_What the task asks:_
Everything from the first line of the data through the line with "mark_level = 77.7" is to be echoed exactly, minus the pictures.

(Source code of charts)

....

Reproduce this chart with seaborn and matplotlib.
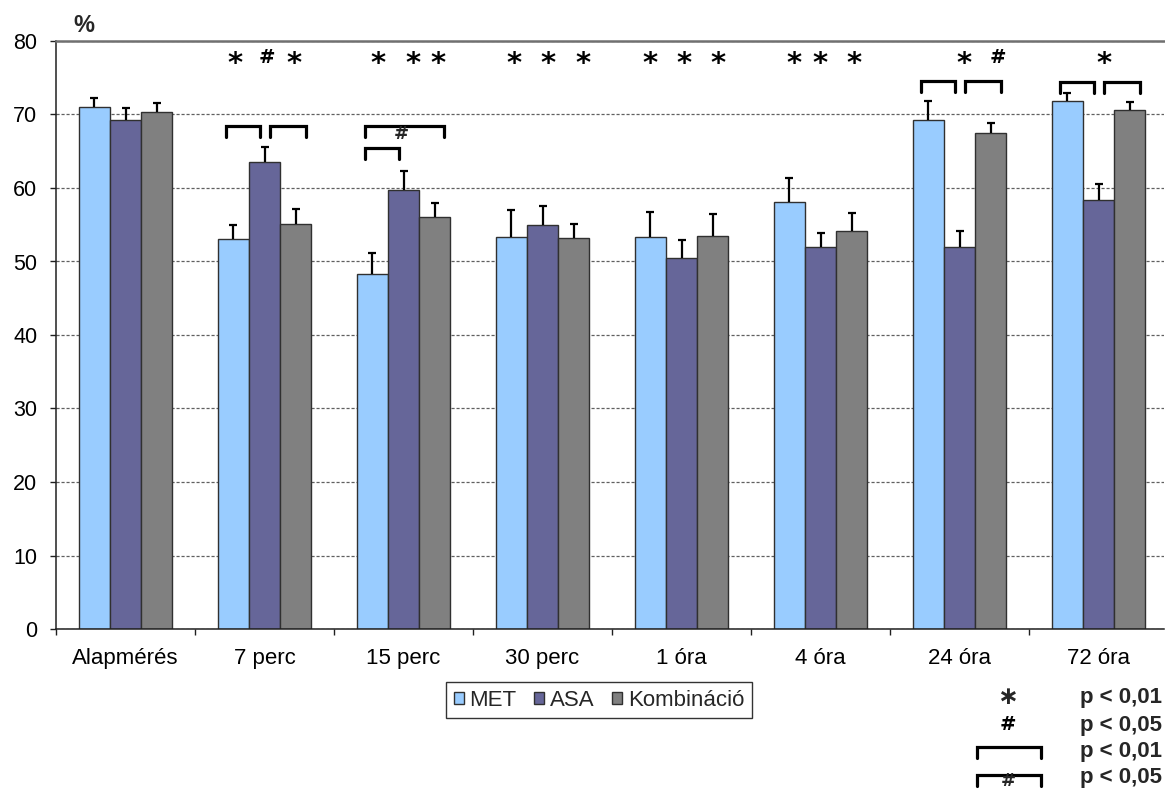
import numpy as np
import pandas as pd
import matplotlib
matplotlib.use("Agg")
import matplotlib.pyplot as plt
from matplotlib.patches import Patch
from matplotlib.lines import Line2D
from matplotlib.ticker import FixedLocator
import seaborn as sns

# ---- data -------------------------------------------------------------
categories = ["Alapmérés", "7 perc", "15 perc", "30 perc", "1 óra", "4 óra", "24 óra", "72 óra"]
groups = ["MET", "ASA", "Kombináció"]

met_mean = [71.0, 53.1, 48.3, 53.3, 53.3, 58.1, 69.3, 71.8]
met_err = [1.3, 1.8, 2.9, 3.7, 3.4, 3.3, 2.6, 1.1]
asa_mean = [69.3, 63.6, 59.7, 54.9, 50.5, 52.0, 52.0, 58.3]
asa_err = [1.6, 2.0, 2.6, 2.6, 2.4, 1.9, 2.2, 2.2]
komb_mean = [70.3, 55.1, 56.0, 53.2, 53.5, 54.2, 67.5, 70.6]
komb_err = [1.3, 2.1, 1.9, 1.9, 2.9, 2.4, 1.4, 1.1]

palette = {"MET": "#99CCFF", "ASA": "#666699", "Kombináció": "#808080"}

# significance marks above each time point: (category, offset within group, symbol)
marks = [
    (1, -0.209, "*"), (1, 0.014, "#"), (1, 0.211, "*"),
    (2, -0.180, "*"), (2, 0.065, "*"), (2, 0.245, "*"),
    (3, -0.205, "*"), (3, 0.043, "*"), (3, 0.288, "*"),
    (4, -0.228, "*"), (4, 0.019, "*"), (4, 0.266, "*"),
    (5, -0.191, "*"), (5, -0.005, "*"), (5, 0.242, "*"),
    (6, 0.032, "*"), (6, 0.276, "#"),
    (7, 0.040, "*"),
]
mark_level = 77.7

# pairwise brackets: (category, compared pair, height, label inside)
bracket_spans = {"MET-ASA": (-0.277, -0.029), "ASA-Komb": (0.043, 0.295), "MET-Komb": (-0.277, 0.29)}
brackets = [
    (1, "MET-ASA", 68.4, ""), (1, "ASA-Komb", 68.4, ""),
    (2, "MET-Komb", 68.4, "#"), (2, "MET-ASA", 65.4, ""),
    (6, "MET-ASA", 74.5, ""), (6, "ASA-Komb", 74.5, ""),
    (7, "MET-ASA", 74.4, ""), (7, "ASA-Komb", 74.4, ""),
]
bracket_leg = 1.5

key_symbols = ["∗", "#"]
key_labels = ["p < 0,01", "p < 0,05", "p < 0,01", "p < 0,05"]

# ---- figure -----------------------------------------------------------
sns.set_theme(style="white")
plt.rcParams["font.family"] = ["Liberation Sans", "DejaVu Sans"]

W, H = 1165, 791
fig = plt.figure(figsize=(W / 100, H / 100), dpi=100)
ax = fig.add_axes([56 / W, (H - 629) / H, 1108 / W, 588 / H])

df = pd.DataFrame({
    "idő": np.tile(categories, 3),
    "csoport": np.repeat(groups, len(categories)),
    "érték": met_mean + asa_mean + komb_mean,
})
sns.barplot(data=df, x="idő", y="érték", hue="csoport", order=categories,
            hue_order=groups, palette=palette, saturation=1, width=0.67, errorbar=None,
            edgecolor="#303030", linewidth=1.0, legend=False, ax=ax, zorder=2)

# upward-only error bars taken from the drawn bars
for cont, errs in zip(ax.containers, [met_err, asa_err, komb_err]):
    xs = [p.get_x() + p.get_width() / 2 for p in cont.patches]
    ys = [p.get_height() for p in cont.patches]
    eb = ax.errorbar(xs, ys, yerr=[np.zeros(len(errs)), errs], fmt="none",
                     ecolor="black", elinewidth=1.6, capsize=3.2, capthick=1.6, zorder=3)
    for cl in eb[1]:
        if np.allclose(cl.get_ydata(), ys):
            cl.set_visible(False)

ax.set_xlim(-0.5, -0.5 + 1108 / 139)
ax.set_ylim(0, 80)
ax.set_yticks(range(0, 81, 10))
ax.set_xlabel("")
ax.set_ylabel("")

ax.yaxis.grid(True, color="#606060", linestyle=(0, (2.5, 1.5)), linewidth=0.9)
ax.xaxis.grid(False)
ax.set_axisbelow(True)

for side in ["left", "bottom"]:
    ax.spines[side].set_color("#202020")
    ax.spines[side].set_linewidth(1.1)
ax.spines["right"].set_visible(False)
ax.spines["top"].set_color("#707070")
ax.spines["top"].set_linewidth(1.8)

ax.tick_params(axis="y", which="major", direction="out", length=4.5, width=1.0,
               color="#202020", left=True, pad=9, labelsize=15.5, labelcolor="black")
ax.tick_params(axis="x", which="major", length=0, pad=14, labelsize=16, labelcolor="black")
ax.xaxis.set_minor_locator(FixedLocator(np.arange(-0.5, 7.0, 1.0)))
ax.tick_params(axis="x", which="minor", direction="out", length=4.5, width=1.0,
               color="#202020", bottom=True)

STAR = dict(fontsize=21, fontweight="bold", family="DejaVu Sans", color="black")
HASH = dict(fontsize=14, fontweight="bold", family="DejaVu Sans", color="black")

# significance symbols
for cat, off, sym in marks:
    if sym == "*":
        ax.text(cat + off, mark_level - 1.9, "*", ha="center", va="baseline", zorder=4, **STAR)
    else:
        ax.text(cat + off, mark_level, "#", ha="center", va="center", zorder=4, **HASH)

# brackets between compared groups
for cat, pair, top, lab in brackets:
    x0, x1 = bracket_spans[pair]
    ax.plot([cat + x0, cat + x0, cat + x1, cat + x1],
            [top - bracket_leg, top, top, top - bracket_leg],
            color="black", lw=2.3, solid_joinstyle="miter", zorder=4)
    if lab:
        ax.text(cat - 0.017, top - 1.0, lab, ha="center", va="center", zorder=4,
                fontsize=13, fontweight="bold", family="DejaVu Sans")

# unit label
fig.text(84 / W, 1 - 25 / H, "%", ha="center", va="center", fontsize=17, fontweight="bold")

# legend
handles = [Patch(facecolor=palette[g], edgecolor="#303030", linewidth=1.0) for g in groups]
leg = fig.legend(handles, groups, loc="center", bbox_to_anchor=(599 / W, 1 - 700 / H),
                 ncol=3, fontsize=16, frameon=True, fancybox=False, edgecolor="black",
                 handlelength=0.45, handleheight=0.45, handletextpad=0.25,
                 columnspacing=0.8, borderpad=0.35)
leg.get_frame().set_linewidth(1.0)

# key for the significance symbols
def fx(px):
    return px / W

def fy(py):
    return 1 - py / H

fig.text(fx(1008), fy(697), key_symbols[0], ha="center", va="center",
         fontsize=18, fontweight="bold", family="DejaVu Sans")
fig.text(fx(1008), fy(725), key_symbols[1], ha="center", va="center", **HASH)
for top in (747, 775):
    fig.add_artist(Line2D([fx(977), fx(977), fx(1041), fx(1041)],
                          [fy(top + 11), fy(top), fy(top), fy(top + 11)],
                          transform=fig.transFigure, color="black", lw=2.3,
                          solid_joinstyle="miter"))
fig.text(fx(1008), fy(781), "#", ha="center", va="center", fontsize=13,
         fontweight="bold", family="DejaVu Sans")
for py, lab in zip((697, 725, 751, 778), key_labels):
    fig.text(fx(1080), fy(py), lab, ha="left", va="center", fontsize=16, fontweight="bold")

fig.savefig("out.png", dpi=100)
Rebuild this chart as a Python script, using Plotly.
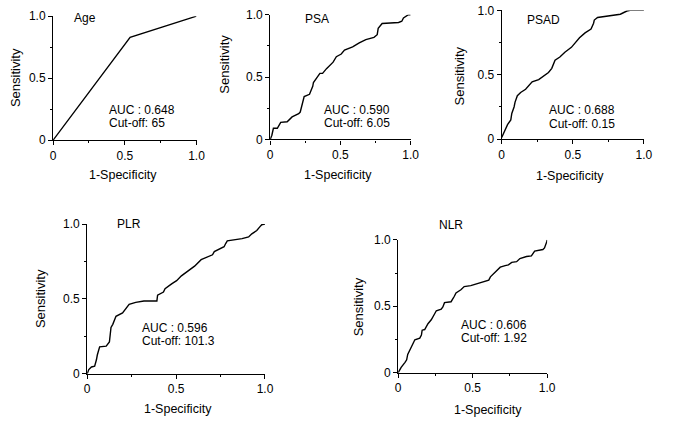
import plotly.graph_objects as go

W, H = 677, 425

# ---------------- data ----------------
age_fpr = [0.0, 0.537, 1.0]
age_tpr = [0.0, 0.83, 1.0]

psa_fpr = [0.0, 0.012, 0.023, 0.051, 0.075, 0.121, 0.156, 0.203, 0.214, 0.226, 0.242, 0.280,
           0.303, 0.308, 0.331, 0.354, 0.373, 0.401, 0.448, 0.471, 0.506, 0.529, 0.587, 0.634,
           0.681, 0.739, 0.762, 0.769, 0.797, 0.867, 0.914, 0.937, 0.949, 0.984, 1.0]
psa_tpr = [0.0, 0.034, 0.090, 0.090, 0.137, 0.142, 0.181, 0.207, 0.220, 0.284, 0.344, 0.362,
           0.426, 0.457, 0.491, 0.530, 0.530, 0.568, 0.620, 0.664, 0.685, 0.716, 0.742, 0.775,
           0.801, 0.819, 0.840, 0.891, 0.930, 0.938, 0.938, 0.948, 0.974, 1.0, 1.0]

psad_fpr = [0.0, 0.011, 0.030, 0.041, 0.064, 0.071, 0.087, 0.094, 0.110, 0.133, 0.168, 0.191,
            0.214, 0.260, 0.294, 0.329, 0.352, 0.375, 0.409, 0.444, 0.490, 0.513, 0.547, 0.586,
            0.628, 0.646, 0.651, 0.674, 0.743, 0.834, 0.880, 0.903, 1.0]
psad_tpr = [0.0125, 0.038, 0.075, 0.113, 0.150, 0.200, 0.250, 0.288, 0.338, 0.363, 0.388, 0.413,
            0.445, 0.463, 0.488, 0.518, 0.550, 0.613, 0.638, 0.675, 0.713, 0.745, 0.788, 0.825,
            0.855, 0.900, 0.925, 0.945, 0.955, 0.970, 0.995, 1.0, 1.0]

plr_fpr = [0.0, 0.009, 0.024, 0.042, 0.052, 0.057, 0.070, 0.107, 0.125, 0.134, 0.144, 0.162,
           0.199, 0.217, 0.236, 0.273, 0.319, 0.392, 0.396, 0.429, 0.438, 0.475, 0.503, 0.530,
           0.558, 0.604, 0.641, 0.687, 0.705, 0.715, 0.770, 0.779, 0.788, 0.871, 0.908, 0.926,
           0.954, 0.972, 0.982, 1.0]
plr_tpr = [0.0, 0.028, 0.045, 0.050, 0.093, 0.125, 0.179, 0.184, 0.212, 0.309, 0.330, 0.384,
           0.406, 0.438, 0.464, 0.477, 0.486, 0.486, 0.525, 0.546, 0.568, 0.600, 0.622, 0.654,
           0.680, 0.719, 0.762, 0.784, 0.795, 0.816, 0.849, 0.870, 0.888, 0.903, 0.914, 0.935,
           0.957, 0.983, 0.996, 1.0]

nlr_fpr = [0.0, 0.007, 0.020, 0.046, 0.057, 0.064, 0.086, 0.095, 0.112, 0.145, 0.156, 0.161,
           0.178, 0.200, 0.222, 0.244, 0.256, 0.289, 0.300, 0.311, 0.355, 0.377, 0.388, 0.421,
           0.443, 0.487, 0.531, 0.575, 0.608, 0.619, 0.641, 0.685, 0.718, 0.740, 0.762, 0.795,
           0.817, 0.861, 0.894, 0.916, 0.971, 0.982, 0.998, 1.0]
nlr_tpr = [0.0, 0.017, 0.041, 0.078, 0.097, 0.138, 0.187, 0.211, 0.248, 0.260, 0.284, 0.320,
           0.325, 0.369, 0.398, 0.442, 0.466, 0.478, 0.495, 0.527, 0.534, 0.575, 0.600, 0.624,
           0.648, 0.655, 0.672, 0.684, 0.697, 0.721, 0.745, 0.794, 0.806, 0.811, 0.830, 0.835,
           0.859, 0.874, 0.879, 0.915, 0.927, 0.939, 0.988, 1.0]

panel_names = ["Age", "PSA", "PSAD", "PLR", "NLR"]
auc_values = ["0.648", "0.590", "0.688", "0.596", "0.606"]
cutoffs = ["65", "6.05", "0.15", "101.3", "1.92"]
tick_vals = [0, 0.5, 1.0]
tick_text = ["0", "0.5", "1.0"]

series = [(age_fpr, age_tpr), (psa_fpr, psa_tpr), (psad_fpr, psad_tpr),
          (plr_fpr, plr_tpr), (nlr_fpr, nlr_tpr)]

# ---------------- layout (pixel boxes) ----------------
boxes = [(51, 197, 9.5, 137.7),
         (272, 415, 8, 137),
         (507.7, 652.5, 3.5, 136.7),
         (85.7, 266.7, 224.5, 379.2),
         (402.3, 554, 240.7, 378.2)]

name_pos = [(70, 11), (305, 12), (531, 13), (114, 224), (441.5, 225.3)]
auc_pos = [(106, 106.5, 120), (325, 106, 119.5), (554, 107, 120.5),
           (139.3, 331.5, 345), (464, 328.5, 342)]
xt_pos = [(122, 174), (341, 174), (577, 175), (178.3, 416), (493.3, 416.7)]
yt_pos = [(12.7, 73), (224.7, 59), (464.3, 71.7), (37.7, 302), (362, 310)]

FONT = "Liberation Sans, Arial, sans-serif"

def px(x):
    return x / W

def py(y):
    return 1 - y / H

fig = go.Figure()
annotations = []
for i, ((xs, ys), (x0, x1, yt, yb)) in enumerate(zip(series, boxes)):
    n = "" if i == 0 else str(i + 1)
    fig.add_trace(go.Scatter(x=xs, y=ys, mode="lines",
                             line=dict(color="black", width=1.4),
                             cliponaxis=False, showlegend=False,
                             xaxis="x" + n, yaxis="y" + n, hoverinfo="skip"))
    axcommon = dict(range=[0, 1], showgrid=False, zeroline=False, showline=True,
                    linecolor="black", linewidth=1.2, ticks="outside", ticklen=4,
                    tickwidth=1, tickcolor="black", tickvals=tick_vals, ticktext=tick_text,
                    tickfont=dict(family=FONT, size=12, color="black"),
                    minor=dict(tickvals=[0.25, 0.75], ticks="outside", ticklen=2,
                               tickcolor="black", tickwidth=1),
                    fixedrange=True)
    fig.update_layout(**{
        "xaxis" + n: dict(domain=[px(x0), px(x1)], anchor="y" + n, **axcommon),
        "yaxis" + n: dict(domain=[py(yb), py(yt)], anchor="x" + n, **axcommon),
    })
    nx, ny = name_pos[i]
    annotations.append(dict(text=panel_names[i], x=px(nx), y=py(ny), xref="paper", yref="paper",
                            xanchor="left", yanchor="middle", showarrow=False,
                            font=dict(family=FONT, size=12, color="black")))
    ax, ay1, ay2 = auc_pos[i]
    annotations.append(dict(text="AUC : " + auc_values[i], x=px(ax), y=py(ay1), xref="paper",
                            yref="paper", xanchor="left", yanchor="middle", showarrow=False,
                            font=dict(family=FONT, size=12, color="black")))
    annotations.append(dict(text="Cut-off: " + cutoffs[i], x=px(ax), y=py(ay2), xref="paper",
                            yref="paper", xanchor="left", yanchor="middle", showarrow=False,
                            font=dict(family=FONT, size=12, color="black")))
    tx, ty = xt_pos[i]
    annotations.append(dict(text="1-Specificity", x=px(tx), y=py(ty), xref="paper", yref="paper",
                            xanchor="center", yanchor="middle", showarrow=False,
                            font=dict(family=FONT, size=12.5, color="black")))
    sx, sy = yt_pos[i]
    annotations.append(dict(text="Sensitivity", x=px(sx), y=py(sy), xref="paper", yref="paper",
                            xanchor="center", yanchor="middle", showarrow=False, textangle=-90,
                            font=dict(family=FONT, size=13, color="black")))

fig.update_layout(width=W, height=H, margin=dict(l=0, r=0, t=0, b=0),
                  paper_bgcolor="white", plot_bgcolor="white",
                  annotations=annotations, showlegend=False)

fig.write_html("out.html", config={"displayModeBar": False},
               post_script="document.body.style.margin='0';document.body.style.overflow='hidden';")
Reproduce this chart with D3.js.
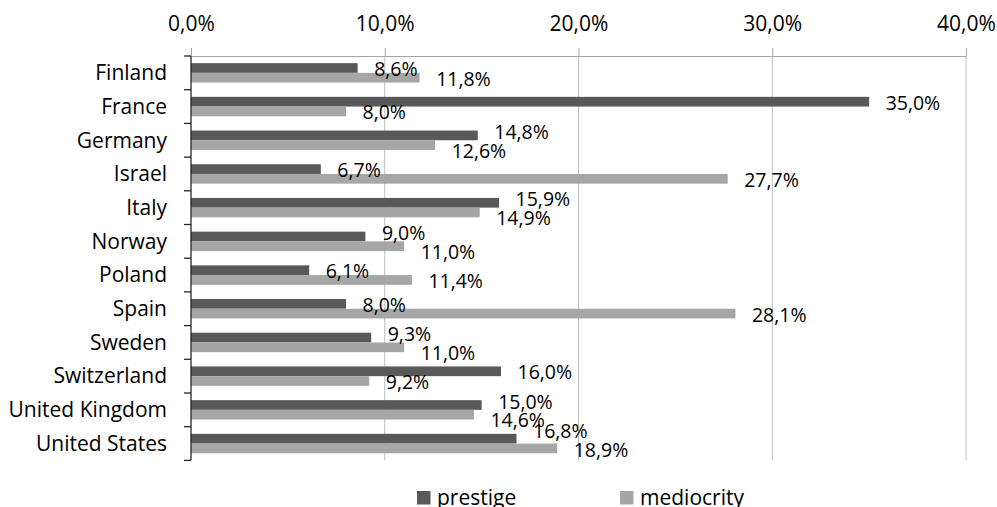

....

_Correct response:_
Reproduce this chart with seaborn and matplotlib.
import numpy as np
import pandas as pd
import matplotlib
matplotlib.use("Agg")
import matplotlib.pyplot as plt
from matplotlib.patches import Patch
from matplotlib.lines import Line2D
from matplotlib.ticker import FixedLocator
import seaborn as sns

# ---- data -------------------------------------------------------------
categories = ["Alapmérés", "7 perc", "15 perc", "30 perc", "1 óra", "4 óra", "24 óra", "72 óra"]
groups = ["MET", "ASA", "Kombináció"]

met_mean = [71.0, 53.1, 48.3, 53.3, 53.3, 58.1, 69.3, 71.8]
met_err = [1.3, 1.8, 2.9, 3.7, 3.4, 3.3, 2.6, 1.1]
asa_mean = [69.3, 63.6, 59.7, 54.9, 50.5, 52.0, 52.0, 58.3]
asa_err = [1.6, 2.0, 2.6, 2.6, 2.4, 1.9, 2.2, 2.2]
komb_mean = [70.3, 55.1, 56.0, 53.2, 53.5, 54.2, 67.5, 70.6]
komb_err = [1.3, 2.1, 1.9, 1.9, 2.9, 2.4, 1.4, 1.1]

palette = {"MET": "#99CCFF", "ASA": "#666699", "Kombináció": "#808080"}

# significance marks above each time point: (category, offset within group, symbol)
marks = [
    (1, -0.209, "*"), (1, 0.014, "#"), (1, 0.211, "*"),
    (2, -0.180, "*"), (2, 0.065, "*"), (2, 0.245, "*"),
    (3, -0.205, "*"), (3, 0.043, "*"), (3, 0.288, "*"),
    (4, -0.228, "*"), (4, 0.019, "*"), (4, 0.266, "*"),
    (5, -0.191, "*"), (5, -0.005, "*"), (5, 0.242, "*"),
    (6, 0.032, "*"), (6, 0.276, "#"),
    (7, 0.040, "*"),
]
mark_level = 77.7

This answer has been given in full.